===== Records for this task =====

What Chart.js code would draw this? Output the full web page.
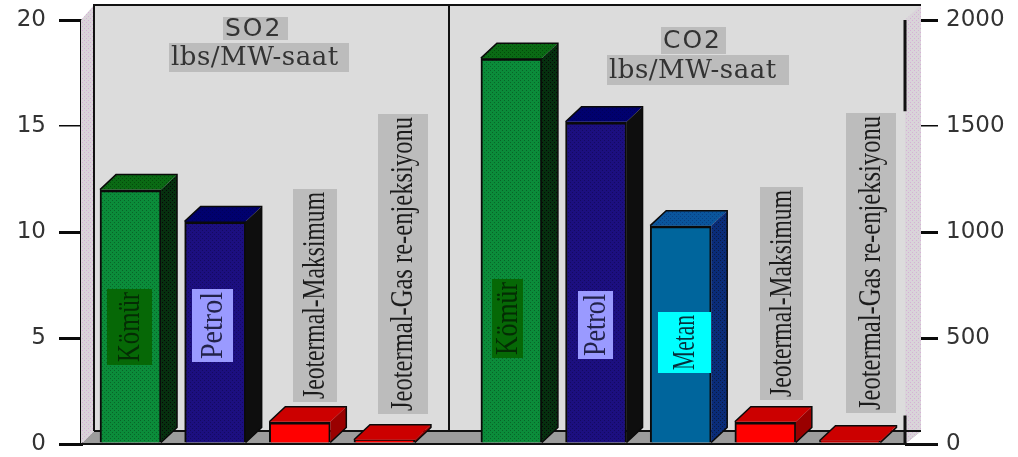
<!DOCTYPE html>
<html>
<head>
<meta charset="utf-8">
<style>
	html, body { margin: 0; padding: 0; background: #fff; }
	canvas { display: block; filter: blur(0.55px); }
</style>
<script src="https://cdn.jsdelivr.net/npm/chart.js@4/dist/chart.umd.min.js"></script>
</head>
<body>
<canvas id="chart" width="1018" height="457"></canvas>
<script>
// Values.
const so2Categories = ['Kömür', 'Petrol', 'Jeotermal-Maksimum', 'Jeotermal-Gas re-enjeksiyonu'];
const so2Values = [12, 10.5, 1.05, 0.2];
const co2Categories = ['Kömür', 'Petrol', 'Metan', 'Jeotermal-Maksimum', 'Jeotermal-Gas re-enjeksiyonu'];
const co2Values = [1820, 1520, 1030, 105, 15];
const so2Ticks = [0, 5, 10, 15, 20];
const co2Ticks = [0, 500, 1000, 1500, 2000];
// Slots along the hidden x axis, the gap between the two groups is 1.5 bars wide.
const so2Slots = [0, 2, 4, 6];
const co2Slots = [9, 11, 13, 15, 17];

const fuelStyles = {
	'Kömür': { front: ['#0b8c3a', '#086428'], top: ['#0a6a14', '#044a0a'], side: ['#06300f', '#060806'] },
	'Petrol': { front: ['#1c0f80', '#140a60'], top: ['#00006e', '#00005a'], side: ['#0e0e0e', '#0e0e0e'] },
	'Metan': { front: ['#00659c', '#00659c'], top: ['#0a559c', '#083f80'], side: ['#0a2c78', '#0a1a40'] },
	'Jeotermal-Maksimum': { front: ['#ff0000', '#ff0000'], top: ['#cc0000', '#cc0000'], side: ['#9a0000', '#9a0000'] },
	'Jeotermal-Gas re-enjeksiyonu': { front: ['#ff0000', '#ff0000'], top: ['#cc0000', '#cc0000'], side: ['#9a0000', '#9a0000'] },
};

const DEPTH_X = 16;
const DEPTH_Y = 15;

// Text boxes as [text, left, top, right, bottom, box colour, text colour].
const verticalLabels = [
	['Kömür', 107, 289, 152, 365, '#066806', '#042c04'],
	['Petrol', 192, 289, 233, 362, '#9a9aff', '#22224a'],
	['Jeotermal-Maksimum', 293, 189, 337, 402, '#bcbcbc', '#1c1c1c'],
	['Jeotermal-Gas re-enjeksiyonu', 378, 114, 428, 414, '#bcbcbc', '#1c1c1c'],
	['Kömür', 492, 279, 523, 358, '#066806', '#042c04'],
	['Petrol', 578, 291, 613, 359, '#9a9aff', '#22224a'],
	['Metan', 658, 312, 711, 373, '#00ffff', '#06303c'],
	['Jeotermal-Maksimum', 760, 187, 803, 400, '#bcbcbc', '#1c1c1c'],
	['Jeotermal-Gas re-enjeksiyonu', 846, 113, 896, 413, '#bcbcbc', '#1c1c1c'],
];
const titleLabels = [
	['SO2', 223, 17, 288, 40, 'DejaVu Sans', 25, '2px'],
	['lbs/MW-saat', 169, 43, 349, 72, 'DejaVu Serif', 26, '0.5px'],
	['CO2', 661, 27, 726, 54, 'DejaVu Sans', 25, '2px'],
	['lbs/MW-saat', 607, 55, 789, 85, 'DejaVu Serif', 26, '0.5px'],
];

// Two colour dither like the old chart bitmap.
function dither(colors) {
	const tile = document.createElement('canvas');
	tile.width = 4;
	tile.height = 4;
	const c = tile.getContext('2d');
	c.fillStyle = colors[0];
	c.fillRect(0, 0, 4, 4);
	c.fillStyle = colors[1];
	c.fillRect(0, 0, 1, 1);
	c.fillRect(2, 2, 1, 1);
	return c.createPattern(tile, 'repeat');
}

function shape(ctx, points, fill) {
	ctx.beginPath();
	points.forEach(function(p, i) {
		if (i === 0) {
			ctx.moveTo(p[0], p[1]);
		} else {
			ctx.lineTo(p[0], p[1]);
		}
	});
	ctx.closePath();
	ctx.fillStyle = fill;
	ctx.fill();
}

// Walls and floor behind the bars.
const roomPlugin = {
	id: 'room',
	beforeDatasetsDraw: function(chart) {
		const ctx = chart.ctx;
		const a = chart.chartArea;
		const backLeft = a.left + 13;
		const backRight = a.right + 16;
		const backTop = a.top - 15;
		const backBottom = a.bottom - 13;

		ctx.save();
		shape(ctx, [[backLeft, backTop], [backRight, backTop], [backRight, backBottom], [backLeft, backBottom]], '#dcdcdc');
		shape(ctx, [[a.left, a.bottom], [backLeft, backBottom], [backRight, backBottom], [a.right, a.bottom]], '#9c9c9c');
		const wall = dither(['#d9d4d9', '#d6b0d6']);
		shape(ctx, [[a.left, a.top], [backLeft, backTop], [backLeft, backBottom], [a.left, a.bottom]], wall);
		shape(ctx, [[a.right, a.top], [backRight, backTop], [backRight, backBottom], [a.right, a.bottom]], wall);

		ctx.strokeStyle = '#111';
		ctx.lineWidth = 2;
		ctx.beginPath();
		ctx.moveTo(backLeft, backBottom);
		ctx.lineTo(backLeft, backTop);
		ctx.lineTo(backRight, backTop);
		ctx.moveTo(backLeft, backBottom);
		ctx.lineTo(backRight, backBottom);
		ctx.moveTo(449, backTop);
		ctx.lineTo(449, backBottom);
		ctx.stroke();

		// The right axis line only shows at both ends.
		const y1 = chart.scales.y1;
		ctx.lineWidth = 3;
		ctx.beginPath();
		ctx.moveTo(a.right, y1.getPixelForValue(2000));
		ctx.lineTo(a.right, y1.getPixelForValue(1570));
		ctx.moveTo(a.right, y1.getPixelForValue(135));
		ctx.lineTo(a.right, y1.getPixelForValue(0));
		ctx.stroke();
		ctx.lineWidth = 2;
		ctx.beginPath();
		ctx.moveTo(a.left, a.bottom);
		ctx.lineTo(a.right + 33, a.bottom);
		ctx.stroke();
		ctx.restore();
	},
	afterDatasetsDraw: function(chart) {
		const ctx = chart.ctx;
		ctx.save();
		chart.data.datasets.forEach(function(dataset, d) {
			chart.getDatasetMeta(d).data.forEach(function(bar, i) {
				const style = fuelStyles[dataset.categories[i]];
				const left = bar.x - bar.width / 2;
				const right = bar.x + bar.width / 2;
				const topFace = [[left, bar.y], [left + DEPTH_X, bar.y - DEPTH_Y], [right + DEPTH_X, bar.y - DEPTH_Y], [right, bar.y]];
				const sideFace = [[right, bar.y], [right + DEPTH_X, bar.y - DEPTH_Y], [right + DEPTH_X, bar.base - DEPTH_Y], [right, bar.base]];
				shape(ctx, topFace, dither(style.top));
				shape(ctx, sideFace, dither(style.side));
				ctx.strokeStyle = '#0a0a0a';
				ctx.lineWidth = 1.5;
				ctx.beginPath();
				ctx.moveTo(left, bar.y);
				ctx.lineTo(left + DEPTH_X, bar.y - DEPTH_Y);
				ctx.lineTo(right + DEPTH_X, bar.y - DEPTH_Y);
				ctx.lineTo(right + DEPTH_X, bar.base - DEPTH_Y);
				ctx.lineTo(right, bar.base);
				ctx.stroke();
			});
		});
		ctx.restore();
	},
	afterDraw: function(chart) {
		const ctx = chart.ctx;
		ctx.save();
		titleLabels.forEach(function(t) {
			ctx.fillStyle = '#bcbcbc';
			ctx.fillRect(t[1], t[2], t[3] - t[1], t[4] - t[2]);
			ctx.fillStyle = '#333';
			ctx.font = t[6] + 'px "' + t[5] + '"';
			ctx.letterSpacing = t[7];
			ctx.textAlign = 'left';
			ctx.textBaseline = 'middle';
			ctx.fillText(t[0], t[1] + 2, (t[2] + t[4]) / 2 + 1, t[3] - t[1] - 6);
		});
		ctx.letterSpacing = '0px';
		verticalLabels.forEach(function(l) {
			const width = l[3] - l[1];
			const height = l[4] - l[2];
			ctx.fillStyle = l[5];
			ctx.fillRect(l[1], l[2], width, height);
			ctx.save();
			ctx.translate((l[1] + l[3]) / 2, l[4] - 3);
			ctx.rotate(-Math.PI / 2);
			ctx.fillStyle = l[6];
			ctx.font = '32px "Liberation Serif"';
			ctx.textAlign = 'left';
			ctx.textBaseline = 'middle';
			ctx.fillText(l[0], 0, 1, height - 6);
			ctx.restore();
		});
		ctx.restore();
	},
};

function makeBars(categories, slots, values, axis) {
	return {
		categories: categories,
		data: values.map(function(v, i) {
			return { x: slots[i], y: v };
		}),
		yAxisID: axis,
		backgroundColor: categories.map(function(c) {
			return dither(fuelStyles[c].front);
		}),
		borderColor: '#0a0a0a',
		borderWidth: { top: 3, left: 2, right: 2, bottom: 0 },
		borderSkipped: false,
		barThickness: 61,
		grouped: false,
	};
}

function tickWidth(ctx) {
	return ctx.tick && (ctx.tick.value === so2Ticks[3] || ctx.tick.value === co2Ticks[3]) ? 1.5 : 3;
}

// Fixed side widths, and no extra room for the half tick labels.
function fitAxis(width) {
	return function(axis) {
		axis.width = width;
		axis.paddingTop = 0;
		axis.paddingBottom = 0;
	};
}

const tickFont = { family: 'DejaVu Sans', size: 23, lineHeight: 1.1 };

new Chart(document.getElementById('chart'), {
	type: 'bar',
	data: {
		datasets: [
			makeBars(so2Categories, so2Slots, so2Values, 'y'),
			makeBars(co2Categories, co2Slots, co2Values, 'y1'),
		],
	},
	plugins: [roomPlugin],
	options: {
		responsive: false,
		animation: false,
		layout: { padding: { top: 20, bottom: 13 } },
		plugins: {
			legend: { display: false },
			tooltip: { enabled: false },
		},
		scales: {
			x: {
				type: 'linear',
				display: false,
				offset: false,
				min: -1.17,
				max: 18.3,
			},
			y: {
				position: 'left',
				min: 0,
				max: 20,
				afterFit: fitAxis(81),
				afterBuildTicks: function(axis) {
					axis.ticks = so2Ticks.map(function(v) { return { value: v }; });
				},
				border: { color: '#0a0a0a', width: 3 },
				grid: { drawOnChartArea: false, color: '#0a0a0a', lineWidth: tickWidth, tickLength: 22 },
				ticks: { color: '#333', padding: 13, font: tickFont, callback: String },
			},
			y1: {
				position: 'right',
				min: 0,
				max: 2000,
				afterFit: fitAxis(113),
				afterBuildTicks: function(axis) {
					axis.ticks = co2Ticks.map(function(v) { return { value: v }; });
				},
				border: { display: false },
				grid: { drawOnChartArea: false, color: '#0a0a0a', lineWidth: tickWidth, tickLength: 33 },
				ticks: { color: '#333', padding: 8, font: tickFont, callback: String },
			},
		},
	},
});
</script>
</body>
</html>
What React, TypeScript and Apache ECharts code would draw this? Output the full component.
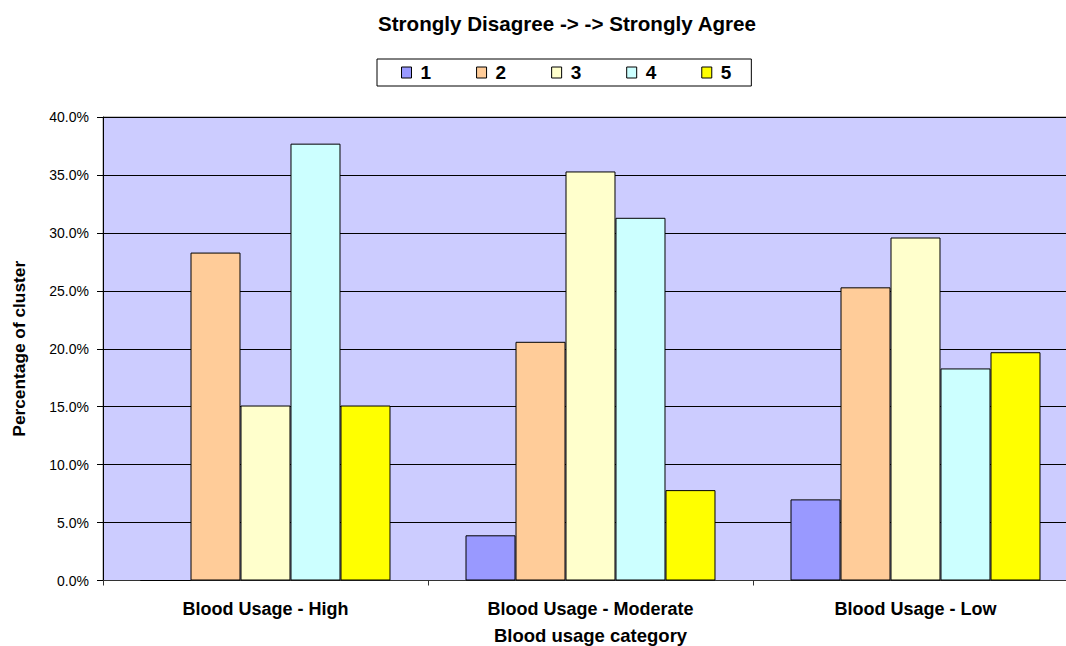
import React, { useEffect, useRef } from "react";
import * as echarts from "echarts";

// Clusters along the x axis
const categories = ["Blood Usage - High", "Blood Usage - Moderate", "Blood Usage - Low"];

// Response levels (1 = strongly disagree ... 5 = strongly agree)
const levels = ["1", "2", "3", "4", "5"];

// Percentage of each cluster per response level
const level1 = [0, 3.9, 7.0];
const level2 = [28.3, 20.6, 25.3];
const level3 = [15.1, 35.3, 29.6];
const level4 = [37.7, 31.3, 18.3];
const level5 = [15.1, 7.8, 19.7];

const levelValues = [level1, level2, level3, level4, level5];
const levelColors = ["#9999FF", "#FFCC99", "#FFFFCC", "#CCFFFF", "#FFFF00"];

// Value axis ticks
const yMin = 0;
const yMax = 40;
const yStep = 5;

const FONT = "'Liberation Sans', Arial, sans-serif";

export default function App() {
  const ref = useRef<HTMLDivElement>(null);

  useEffect(() => {
    if (!ref.current) return;
    const chart = echarts.init(ref.current, undefined, { renderer: "svg" });

    const series = levels.map((name, i) => ({
      name,
      type: "bar" as const,
      data: levelValues[i],
      barGap: "0%",
      barCategoryGap: "23.08%",
      itemStyle: {
        color: levelColors[i],
        borderColor: "#000",
        borderWidth: 1,
      },
    }));

    chart.setOption({
      animation: false,
      backgroundColor: "#ffffff",
      textStyle: { fontFamily: FONT },
      title: {
        text: "Strongly Disagree -> -> Strongly Agree",
        left: 378,
        top: 13,
        padding: 0,
        textStyle: {
          fontFamily: FONT,
          fontSize: 20.6,
          fontWeight: "bold",
          color: "#000",
        },
      },
      legend: {
        data: levels,
        left: 377,
        top: 59,
        orient: "horizontal",
        padding: [4, 20, 4, 24],
        itemGap: 45,
        itemWidth: 10,
        itemHeight: 11,
        icon: "rect",
        borderColor: "#000",
        borderWidth: 1,
        backgroundColor: "#fff",
        itemStyle: { borderColor: "#000", borderWidth: 1 },
        textStyle: {
          fontFamily: FONT,
          fontSize: 19,
          fontWeight: "bold",
          color: "#000",
          padding: [0, 0, 0, 4],
        },
        selectedMode: false,
      },
      grid: {
        left: 103,
        top: 117,
        right: 0,
        bottom: 65.5,
        show: true,
        backgroundColor: "#CCCCFF",
        borderColor: "#888",
        borderWidth: 1,
        containLabel: false,
        outerBoundsMode: "none",
      },
      xAxis: {
        type: "category",
        data: categories,
        name: "Blood usage category",
        nameLocation: "middle",
        nameGap: 45,
        nameTextStyle: {
          fontFamily: FONT,
          fontSize: 18.5,
          fontWeight: "bold",
          color: "#000",
        },
        axisLine: { show: true, lineStyle: { color: "#333", width: 1 } },
        axisTick: { show: true, length: 5, lineStyle: { color: "#333" } },
        axisLabel: {
          margin: 19,
          fontFamily: FONT,
          fontSize: 18,
          fontWeight: "bold",
          color: "#000",
        },
        splitLine: { show: false },
      },
      yAxis: {
        type: "value",
        min: yMin,
        max: yMax,
        interval: yStep,
        name: "Percentage of cluster",
        nameLocation: "middle",
        nameGap: 76,
        nameTextStyle: {
          fontFamily: FONT,
          fontSize: 17.3,
          fontWeight: "bold",
          color: "#000",
        },
        axisLine: { show: true, lineStyle: { color: "#000", width: 1 } },
        axisTick: { show: true, length: 6, lineStyle: { color: "#000" } },
        axisLabel: {
          margin: 14,
          fontFamily: FONT,
          fontSize: 14,
          color: "#000",
          formatter: (v: number) => v.toFixed(1) + "%",
        },
        splitLine: { show: true, lineStyle: { color: "#000", width: 1 } },
      },
      series,
    });

    return () => chart.dispose();
  }, []);

  // The plot runs slightly past the right edge of the visible page.
  return (
    <div style={{ position: "absolute", left: 0, top: 0, width: 1066, height: 646, overflow: "hidden" }}>
      <div ref={ref} style={{ width: 1078, height: 646 }} />
    </div>
  );
}
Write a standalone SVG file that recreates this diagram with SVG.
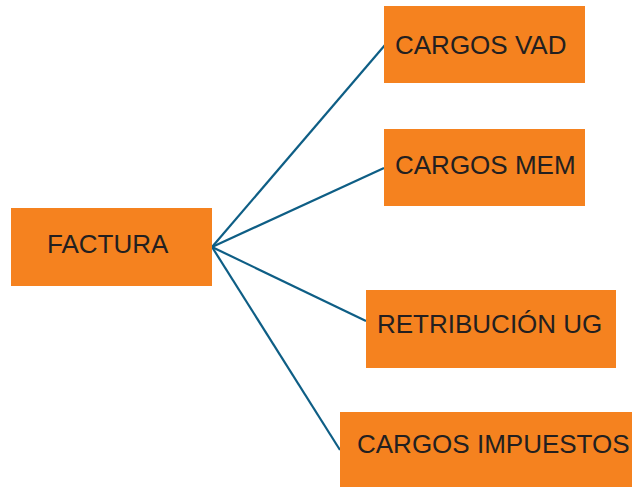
<svg xmlns="http://www.w3.org/2000/svg" width="632" height="487" viewBox="0 0 632 487">
<style>
.box{fill:#F5821F}
.lbl{font-family:"Liberation Sans",Arial,sans-serif;font-size:26px;fill:#231F20}
.con{stroke:#0E5E85;stroke-width:2.2;fill:none}
</style>
<rect width="632" height="487" fill="#FFFFFF"/>
<g id="connectors">
<line class="con" x1="212" y1="247" x2="385" y2="45"/>
<line class="con" x1="212" y1="247" x2="384" y2="168"/>
<line class="con" x1="212" y1="247" x2="366" y2="321"/>
<line class="con" x1="212" y1="247" x2="340" y2="450"/>
</g>
<g id="factura">
<rect class="box" x="11" y="208" width="201" height="78"/>
<text class="lbl" x="47" y="253">FACTURA</text>
</g>
<g id="cargos-vad">
<rect class="box" x="384" y="6" width="201" height="77"/>
<text class="lbl" x="395" y="54">CARGOS VAD</text>
</g>
<g id="cargos-mem">
<rect class="box" x="384" y="129" width="201" height="77"/>
<text class="lbl" x="395" y="174">CARGOS MEM</text>
</g>
<g id="retribucion-ug">
<rect class="box" x="366" y="290" width="250" height="78"/>
<text class="lbl" x="377" y="333">RETRIBUCIÓN UG</text>
</g>
<g id="cargos-impuestos">
<rect class="box" x="340" y="412" width="292" height="75"/>
<text class="lbl" x="357" y="453">CARGOS IMPUESTOS</text>
</g>
</svg>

=====

Please reproduce the listing exactly from its opening line through the line that contains "const co2Slots = [9, 11, 13, 15, 17];", both included, with all pictures omitted.

◆ Exercise solution ◆
What Chart.js code would draw this? Output the full web page.
<!DOCTYPE html>
<html>
<head>
<meta charset="utf-8">
<style>
	html, body { margin: 0; padding: 0; background: #fff; }
	canvas { display: block; filter: blur(0.55px); }
</style>
<script src="https://cdn.jsdelivr.net/npm/chart.js@4/dist/chart.umd.min.js"></script>
</head>
<body>
<canvas id="chart" width="1018" height="457"></canvas>
<script>
// Values.
const so2Categories = ['Kömür', 'Petrol', 'Jeotermal-Maksimum', 'Jeotermal-Gas re-enjeksiyonu'];
const so2Values = [12, 10.5, 1.05, 0.2];
const co2Categories = ['Kömür', 'Petrol', 'Metan', 'Jeotermal-Maksimum', 'Jeotermal-Gas re-enjeksiyonu'];
const co2Values = [1820, 1520, 1030, 105, 15];
const so2Ticks = [0, 5, 10, 15, 20];
const co2Ticks = [0, 500, 1000, 1500, 2000];
// Slots along the hidden x axis, the gap between the two groups is 1.5 bars wide.
const so2Slots = [0, 2, 4, 6];
const co2Slots = [9, 11, 13, 15, 17];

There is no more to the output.